I wear jeans. Always.
When I lived in Texas, where it swelters in summer, I was not much of a jeans man because jeans don’t breathe. They are hot pants, which is good when you live on a cool mountaintop in Mexico, as I do. But not in a Texas summer.
Whereas I’m 100 percent jeans below the border, I used to be 100 percent khaki above. Long in the workplace, of course, short outside in summer — khaki shorts. I had great legs back in those days. Feet too. A woman in an elevator once told me so.
But those things, like noses and ears, do not improve with age.
I long had trouble finding jeans in Mexico because I’m way taller than most Mexicans, but they can be found.
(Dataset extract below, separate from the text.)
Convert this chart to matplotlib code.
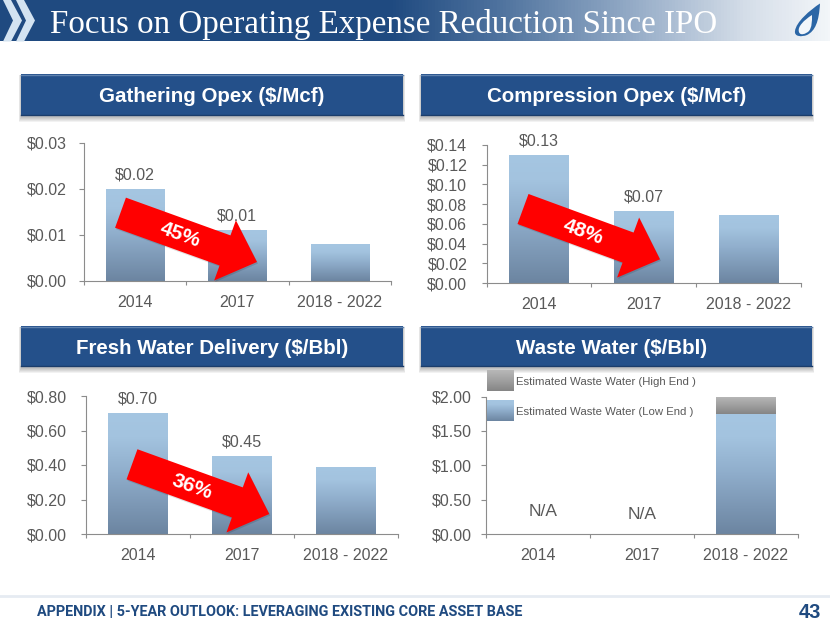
import numpy as np
import matplotlib
matplotlib.use('Agg')
import matplotlib.pyplot as plt
from matplotlib.colors import LinearSegmentedColormap
from matplotlib.patches import Polygon, Rectangle, PathPatch
from matplotlib.path import Path
from matplotlib.transforms import Affine2D

W, H = 830, 623

years = ['2014', '2017', '2018 - 2022']

gathering = [0.02, 0.011, 0.008]
gathering_labels = ['$0.02', '$0.01', '']
gathering_ticks = [0.00, 0.01, 0.02, 0.03]

compression = [0.13, 0.073, 0.069]
compression_labels = ['$0.13', '$0.07', '']
compression_ticks = [0.00, 0.02, 0.04, 0.06, 0.08, 0.10, 0.12, 0.14]

fresh = [0.70, 0.45, 0.39]
fresh_labels = ['$0.70', '$0.45', '']
fresh_ticks = [0.00, 0.20, 0.40, 0.60, 0.80]

waste_low = [0, 0, 1.75]
waste_high = [0, 0, 0.25]
waste_ticks = [0.00, 0.50, 1.00, 1.50, 2.00]
na_y = [0.32, 0.29]

GREY = '#595959'
NAVY = '#24508A'
plt.rcParams['font.family'] = ['Liberation Sans', 'DejaVu Sans']

blue_cm = LinearSegmentedColormap.from_list('b', [(0, '#6C85A1'), (0.5, '#8FADCB'), (0.8, '#A3C3DF'), (1, '#A5C6E2')])
grey_cm = LinearSegmentedColormap.from_list('g', ['#858585', '#A0A0A0', '#B8B8B8'])
grad = np.linspace(0, 1, 128).reshape(-1, 1)


def px_axes(fig, ax_box):
    # ax_box is left, top, right, bottom in pixels of the picture
    l, t, r, b = ax_box
    return fig.add_axes([l / W, 1 - b / H, (r - l) / W, (b - t) / H])


def fill_gradient(ax, rect, cmap):
    x, y, w, h = rect.get_x(), rect.get_y(), rect.get_width(), rect.get_height()
    im = ax.imshow(grad, extent=[x, x + w, y, y + h], origin='lower', aspect='auto',
                   cmap=cmap, vmin=0, vmax=1, zorder=2)
    im.set_clip_path(rect)
    rect.set_facecolor('none')


def style_axes(ax, ticks, pad):
    ax.set_xlim(-0.5, 2.5)
    ax.set_ylim(ticks[0], ticks[-1])
    ax.set_yticks(ticks)
    ax.set_yticklabels(['$%.2f' % t for t in ticks])
    ax.set_xticks([-0.5, 0.5, 1.5, 2.5])
    ax.set_xticklabels([])
    ax.set_xticks([0, 1, 2], minor=True)
    ax.set_xticklabels(years, minor=True)
    ax.tick_params(axis='x', which='minor', length=0, pad=10, labelsize=11.5, labelcolor=GREY)
    ax.tick_params(axis='x', which='major', length=3, color='#8C8C8C', width=0.8)
    ax.tick_params(axis='y', length=3.5, pad=pad, color='#8C8C8C', width=0.8, labelsize=11.5, labelcolor=GREY)
    for s in ['top', 'right']:
        ax.spines[s].set_visible(False)
    for s in ['left', 'bottom']:
        ax.spines[s].set_color('#8C8C8C')
        ax.spines[s].set_linewidth(0.8)
    ax.patch.set_alpha(0)


def bar_panel(fig, box, values, labels, ticks, pad):
    ax = px_axes(fig, box)
    bars = ax.bar(range(3), values, width=0.57, linewidth=0, zorder=2)
    for b in bars:
        fill_gradient(ax, b, blue_cm)
    for i, lab in enumerate(labels):
        if lab:
            ax.annotate(lab, (i, values[i]), xytext=(0, 10.3), textcoords='offset points',
                        ha='center', va='center', fontsize=11.5, color=GREY, zorder=3)
    style_axes(ax, ticks, pad)
    return ax


def red_arrow(ax, tail, tip, label):
    tail = np.array(tail, float)
    tip = np.array(tip, float)
    d = tip - tail
    length = np.hypot(*d)
    u = d / length
    n = np.array([-u[1], u[0]])
    neck = tip - u * 34
    pts = [tail - n * 16, neck - n * 16, neck - n * 32, tip,
           neck + n * 32, neck + n * 16, tail + n * 16]
    ax.add_patch(Polygon(pts, closed=True, facecolor='#000000', alpha=0.12, linewidth=0,
                         transform=Affine2D().translate(1, 1.5) + ax.transData))
    ax.add_patch(Polygon(pts, closed=True, facecolor='#FF0000', linewidth=0))
    mid = tail + u * 64 + n * 1
    ang = np.degrees(np.arctan2(d[1], d[0]))
    ax.text(mid[0], mid[1], label, rotation=-ang, rotation_mode='anchor', ha='center', va='center',
            color='white', fontsize=15, fontweight='bold')


def header(ax, x0, x1, y0, y1, text, shift=0):
    for k in range(1, 6):
        ax.add_patch(Rectangle((x0 - k * 0.4, y0 + 1), x1 - x0 + k * 0.8, y1 - y0 + k * 0.9,
                               facecolor='#000000', alpha=0.05, linewidth=0))
    ax.add_patch(Rectangle((x0, y0), x1 - x0, y1 - y0, facecolor=NAVY, linewidth=0))
    ax.plot([x0, x1], [y0 + 0.7, y0 + 0.7], color='#5F82AE', lw=1)
    ax.plot([x0, x1], [y1 - 0.7, y1 - 0.7], color='#1B3D6B', lw=1)
    ax.text((x0 + x1) / 2 + shift, (y0 + y1) / 2 + 1.5, text, color='white', fontsize=14.8,
            fontweight='bold', ha='center', va='center')


fig = plt.figure(figsize=(W / 100, H / 100), dpi=100, facecolor='white')

# page furniture, in pixel coordinates
bg = fig.add_axes([0, 0, 1, 1])
bg.axis('off')

banner_cm = LinearSegmentedColormap.from_list('banner', [
    (0, '#1F4A80'), (0.47, '#1F4A80'), (0.60, '#4E729E'), (0.75, '#8FA7C4'),
    (0.90, '#D5DEE9'), (1, '#F3F6F9')])
bg.imshow(np.linspace(0, 1, 256).reshape(1, -1), extent=[0, W, 41.5, 0], aspect='auto', cmap=banner_cm)
bg.set_xlim(0, W)
bg.set_ylim(H, 0)

for off in [0, 13]:
    bg.add_patch(Polygon([(3 + off, 0), (11 + off, 0), (22 + off, 20.5), (11 + off, 41.5), (3 + off, 41.5), (13 + off, 20.5)],
                         closed=True, facecolor='#D3E3F1', linewidth=0))

C = Path.CURVE4
flame_out = Path([(820, 3.5), (810, 10), (796, 22), (795, 31), (794, 37), (802, 37), (807, 35),
                  (815, 31), (819, 22), (820, 3.5)],
                 [Path.MOVETO, C, C, C, C, C, C, C, C, C])
flame_in = Path([(812, 15), (804, 20), (797, 27), (799, 32), (800, 36), (806, 34), (809, 31),
                 (812, 27), (812, 22), (812, 15)],
                [Path.MOVETO, C, C, C, C, C, C, C, C, C])
bg.add_patch(PathPatch(flame_out, facecolor='#2B66A6', linewidth=0))
bg.add_patch(PathPatch(flame_in, facecolor='#F2F6FA', linewidth=0))

bg.text(50, 33, 'Focus on Operating Expense Reduction Since IPO', color='white', fontsize=23.8,
        family='Liberation Serif', ha='left', va='baseline')

header(bg, 21, 403, 74, 116, 'Gathering Opex ($/Mcf)')
header(bg, 421, 812, 74, 116, 'Compression Opex ($/Mcf)')
header(bg, 21, 403, 326, 367, 'Fresh Water Delivery ($/Bbl)')
header(bg, 421, 812, 326, 367, 'Waste Water ($/Bbl)', shift=-4.5)

bg.plot([0, W], [595.5, 595.5], color='#E6EBF2', lw=2)
bg.text(37, 612, 'APPENDIX | 5-YEAR OUTLOOK: LEVERAGING EXISTING CORE ASSET BASE', color='#1F4A80',
        fontsize=10.4, fontweight='bold', family=['Roboto', 'Liberation Sans'],
        ha='left', va='center')
bg.text(821, 612, '43', color='#1F4A80', fontsize=14.5, fontweight='bold', ha='right', va='center')

# the four charts
bar_panel(fig, (83.5, 143, 391, 281), gathering, gathering_labels, gathering_ticks, 8.7)
bar_panel(fig, (486.7, 145, 800.7, 283), compression, compression_labels, compression_ticks, 10.5)
bar_panel(fig, (85.7, 396, 398, 534), fresh, fresh_labels, fresh_ticks, 9.8)

ax4 = px_axes(fig, (485.7, 396.5, 798, 534))
low = ax4.bar(range(3), waste_low, width=0.57, linewidth=0, zorder=2)
high = ax4.bar(range(3), waste_high, bottom=waste_low, width=0.57, linewidth=0, zorder=2)
fill_gradient(ax4, low[2], blue_cm)
fill_gradient(ax4, high[2], grey_cm)
ax4.text(0.05, na_y[0], 'N/A', ha='center', va='center', fontsize=12.5, color=GREY)
ax4.text(1, na_y[1], 'N/A', ha='center', va='center', fontsize=12.5, color=GREY)
style_axes(ax4, waste_ticks, 6.5)

# overlay for arrows and the hand-made legend
top = fig.add_axes([0, 0, 1, 1], zorder=5)
top.axis('off')

for (y0, y1, cm, lab) in [(371, 391.5, grey_cm, 'Estimated Waste Water (High End )'),
                          (401, 421.5, blue_cm, 'Estimated Waste Water (Low End )')]:
    top.imshow(grad, extent=[486.7, 512.7, y1, y0], origin='lower', aspect='auto', cmap=cm, vmin=0, vmax=1)
    top.text(516, (y0 + y1) / 2 + 0.8, lab, fontsize=8.2, color=GREY, ha='left', va='center')
top.set_xlim(0, W)
top.set_ylim(H, 0)

red_arrow(top, (120.5, 212.7), (257, 262), '45%')
red_arrow(top, (523, 209), (660, 259.3), '48%')
red_arrow(top, (132, 464.3), (269.3, 514), '36%')

fig.savefig('out.png', dpi=100)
Levi’s often are available in my size, but I don’t pay $45-$50 (U.S.) for pants.
Those prices seem overblown to a Mexican mind.
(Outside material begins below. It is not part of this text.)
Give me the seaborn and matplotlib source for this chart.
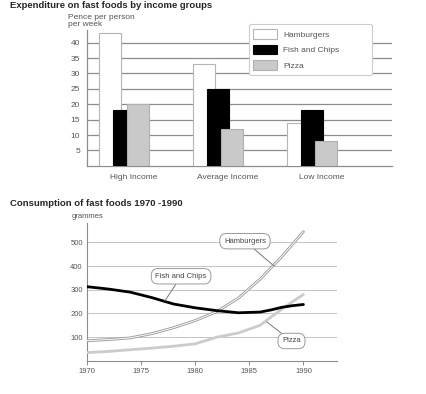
import numpy as np
import pandas as pd
import matplotlib
matplotlib.use("Agg")
import matplotlib.pyplot as plt
import seaborn as sns

# Dados: gastos por grupo de renda (pence por pessoa por semana)
grupos = ["High Income", "Average Income", "Low Income"]
hamburgers = [43, 33, 14]
fish_chips = [18, 25, 18]
pizza = [20, 12, 8]

# Dados: consumo (gramas) 1970-1990
anos = [1970, 1972, 1974, 1976, 1978, 1980, 1982, 1984, 1986, 1987, 1988, 1989, 1990]
cons_hamb = [85, 90, 97, 115, 140, 170, 208, 265, 345, 392, 440, 492, 545]
cons_fish = [313, 303, 290, 267, 240, 224, 212, 203, 206, 215, 226, 233, 238]
cons_pizza = [35, 40, 47, 54, 62, 72, 100, 118, 150, 185, 218, 250, 280]

sns.set_style("white")
plt.rcParams["font.family"] = ["Liberation Sans", "DejaVu Sans"]

fig = plt.figure(figsize=(4.26, 3.94), dpi=100)
ax1 = fig.add_axes([0.204, 0.579, 0.716, 0.344])
ax2 = fig.add_axes([0.204, 0.084, 0.587, 0.349])

txt = "#555555"
grade = "#8c8c8c"

# ---- gráfico de barras ----
pos = np.arange(len(grupos))
desl = 0.152
larg = 0.234
series = [
    ("Hamburgers", hamburgers, -desl, "white", "#b5b5b5"),
    ("Fish and Chips", fish_chips, 0.0, "black", "black"),
    ("Pizza", pizza, desl, "#c9c9c9", "#b0b0b0"),
]
for nome, vals, off, cor, borda in series:
    sns.barplot(x=pos + off, y=vals, native_scale=True, width=larg,
                color=cor, edgecolor=borda, linewidth=0.8, saturation=1,
                ax=ax1, label=nome, zorder=3)

ax1.set_xlim(-0.394, 2.85)
ax1.set_ylim(0, 44)
ax1.set_yticks(range(5, 45, 5))
ax1.set_xticks(pos + 0.1)
ax1.set_xticklabels(grupos)
ax1.set_axisbelow(True)
ax1.grid(axis="y", color=grade, linewidth=0.9)
ax1.grid(axis="x", visible=False)
for lado in ["top", "right"]:
    ax1.spines[lado].set_visible(False)
for lado in ["left", "bottom"]:
    ax1.spines[lado].set_color(grade)
    ax1.spines[lado].set_linewidth(0.9)
ax1.tick_params(axis="both", length=0, labelsize=6, labelcolor=txt)
ax1.tick_params(axis="y", pad=5)
ax1.tick_params(axis="x", pad=6)
ax1.set_xlabel("")
ax1.set_ylabel("")
ax1.text(-0.062, 1.12, "Pence per person\nper week", transform=ax1.transAxes,
         ha="left", va="top", fontsize=6, color=txt, linespacing=1.0)
leg = ax1.legend(loc="upper left", bbox_to_anchor=(0.531, 0.643, 0.403, 0.402),
                 mode="expand", fontsize=6,
                 frameon=True, fancybox=True, edgecolor="#cccccc",
                 handlelength=2.8, handleheight=1.45, labelspacing=0.7,
                 borderpad=0.55, handletextpad=0.8, borderaxespad=0)
leg.get_frame().set_linewidth(0.8)
leg.get_frame().set_alpha(1)
for t in leg.get_texts():
    t.set_color(txt)
leg.set_zorder(5)

fig.text(0.023, 1 - 6 / 394, "Expenditure on fast foods by income groups",
         fontsize=6.8, fontweight="bold", va="center", ha="left")

# ---- gráfico de linhas ----
df = pd.DataFrame({"ano": anos, "Hamburgers": cons_hamb,
                   "Fish and Chips": cons_fish, "Pizza": cons_pizza})
sns.lineplot(data=df, x="ano", y="Pizza", color="#cbcbcb", linewidth=2.0, ax=ax2, zorder=3)
sns.lineplot(data=df, x="ano", y="Hamburgers", color="#9a9a9a", linewidth=2.0, ax=ax2, zorder=3)
sns.lineplot(data=df, x="ano", y="Hamburgers", color="white", linewidth=0.7, ax=ax2, zorder=3)
sns.lineplot(data=df, x="ano", y="Fish and Chips", color="black", linewidth=2.0, ax=ax2, zorder=4)

ax2.set_xlim(1970, 1993.1)
ax2.set_ylim(0, 580)
ax2.set_xticks(range(1970, 1991, 5))
ax2.set_yticks(range(100, 501, 100))
ax2.set_axisbelow(True)
ax2.grid(axis="y", color="#c4c4c4", linewidth=0.7)
ax2.grid(axis="x", visible=False)
for lado in ["top", "right"]:
    ax2.spines[lado].set_visible(False)
for lado in ["left", "bottom"]:
    ax2.spines[lado].set_color(grade)
    ax2.spines[lado].set_linewidth(0.8)
ax2.tick_params(axis="y", length=0, labelsize=5.5, labelcolor=txt, pad=3)
ax2.tick_params(axis="x", length=3, width=0.7, color=grade, direction="out",
                labelsize=5.5, labelcolor=txt, pad=2, bottom=True)
ax2.set_xlabel("")
ax2.set_ylabel("")
ax2.text(-0.06, 1.047, "grammes", transform=ax2.transAxes, ha="left",
         va="center", fontsize=5.5, color=txt)

caixa = dict(boxstyle="round,pad=0.55,rounding_size=0.9", fc="white",
             ec="#9a9a9a", lw=0.7)
seta = dict(arrowstyle="-", color="#777777", lw=0.7, shrinkA=0, shrinkB=0)
ax2.annotate("Hamburgers", xy=(1987.3, 400), xytext=(1984.6, 505),
             fontsize=5.5, color="#444444", ha="center", va="center",
             bbox=caixa, arrowprops=seta, zorder=6)
ax2.annotate("Fish and Chips", xy=(1977.2, 253), xytext=(1978.7, 357),
             fontsize=5.5, color="#444444", ha="center", va="center",
             bbox=caixa, arrowprops=seta, zorder=6)
ax2.annotate("Pizza", xy=(1986.6, 165), xytext=(1988.9, 84),
             fontsize=5.5, color="#444444", ha="center", va="center",
             bbox=caixa, arrowprops=seta, zorder=6)

fig.text(0.023, 1 - 203 / 394, "Consumption of fast foods 1970 -1990",
         fontsize=6.8, fontweight="bold", va="center", ha="left")

fig.savefig("out.png", dpi=100)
Mostly I buy Riders at WalMart. One odd thing about most jeans sold in Mexico is they label the waist size but not the length. Most are high-water on me.
Riders are the only non-length jeans that extend far enough. It’s close, but close enough. And they cost less than 25 bucks. Yahoo! That’s my ballpark.
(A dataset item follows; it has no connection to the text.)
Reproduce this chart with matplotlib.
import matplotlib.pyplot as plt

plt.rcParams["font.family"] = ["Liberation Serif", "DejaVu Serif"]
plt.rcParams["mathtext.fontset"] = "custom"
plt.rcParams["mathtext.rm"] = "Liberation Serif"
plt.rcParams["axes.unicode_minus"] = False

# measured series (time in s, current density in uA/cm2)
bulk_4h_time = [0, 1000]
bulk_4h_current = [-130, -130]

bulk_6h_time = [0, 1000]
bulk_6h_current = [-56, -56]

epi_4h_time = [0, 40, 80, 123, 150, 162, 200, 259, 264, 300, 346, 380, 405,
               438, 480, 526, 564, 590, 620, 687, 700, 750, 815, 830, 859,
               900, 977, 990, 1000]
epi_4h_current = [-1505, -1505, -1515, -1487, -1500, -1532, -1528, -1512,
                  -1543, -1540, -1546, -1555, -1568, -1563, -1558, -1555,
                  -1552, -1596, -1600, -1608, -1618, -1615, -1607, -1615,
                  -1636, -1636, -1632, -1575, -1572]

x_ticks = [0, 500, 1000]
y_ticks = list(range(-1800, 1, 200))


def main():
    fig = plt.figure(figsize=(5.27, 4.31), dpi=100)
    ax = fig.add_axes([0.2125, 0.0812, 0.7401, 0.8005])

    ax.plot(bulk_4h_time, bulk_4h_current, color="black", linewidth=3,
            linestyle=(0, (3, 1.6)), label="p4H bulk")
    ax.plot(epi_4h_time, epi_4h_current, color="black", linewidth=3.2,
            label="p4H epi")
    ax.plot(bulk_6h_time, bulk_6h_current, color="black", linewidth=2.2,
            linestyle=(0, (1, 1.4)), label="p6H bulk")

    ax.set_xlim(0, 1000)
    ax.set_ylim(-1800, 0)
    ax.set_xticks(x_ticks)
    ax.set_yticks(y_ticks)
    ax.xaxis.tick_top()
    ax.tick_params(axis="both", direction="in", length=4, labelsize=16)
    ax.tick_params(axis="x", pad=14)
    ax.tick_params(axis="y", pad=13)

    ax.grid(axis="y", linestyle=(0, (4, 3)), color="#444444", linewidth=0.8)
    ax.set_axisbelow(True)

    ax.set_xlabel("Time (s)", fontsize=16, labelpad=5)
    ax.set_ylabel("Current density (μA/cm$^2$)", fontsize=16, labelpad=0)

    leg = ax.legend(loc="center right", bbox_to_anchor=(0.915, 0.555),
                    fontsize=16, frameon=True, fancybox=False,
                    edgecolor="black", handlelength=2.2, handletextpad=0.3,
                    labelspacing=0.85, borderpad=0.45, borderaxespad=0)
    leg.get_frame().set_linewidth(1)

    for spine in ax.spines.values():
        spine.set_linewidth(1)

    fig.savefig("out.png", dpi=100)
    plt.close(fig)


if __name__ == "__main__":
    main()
Before moving over the Rio Bravo in those now-distant days, I was addicted to Hanes drawers. Boxer-briefs, they call them, which is a contradiction but the Mad Men can say whatever they wish to sell stuff.
When we visited Texas regularly, something we’ve not done since 2008, I always brought back a nice supply of Hanes boxer-briefs. But God knows when we’ll next be in the United States (something that interests my child bride far more than it interests me), so I’ve branched out into new skivvy territory.
Fruit of the Loom.
They’re just as good. One shouldn’t get too goofy about underwear.
Nobody much sees them anyway. Just so they don’t ride up.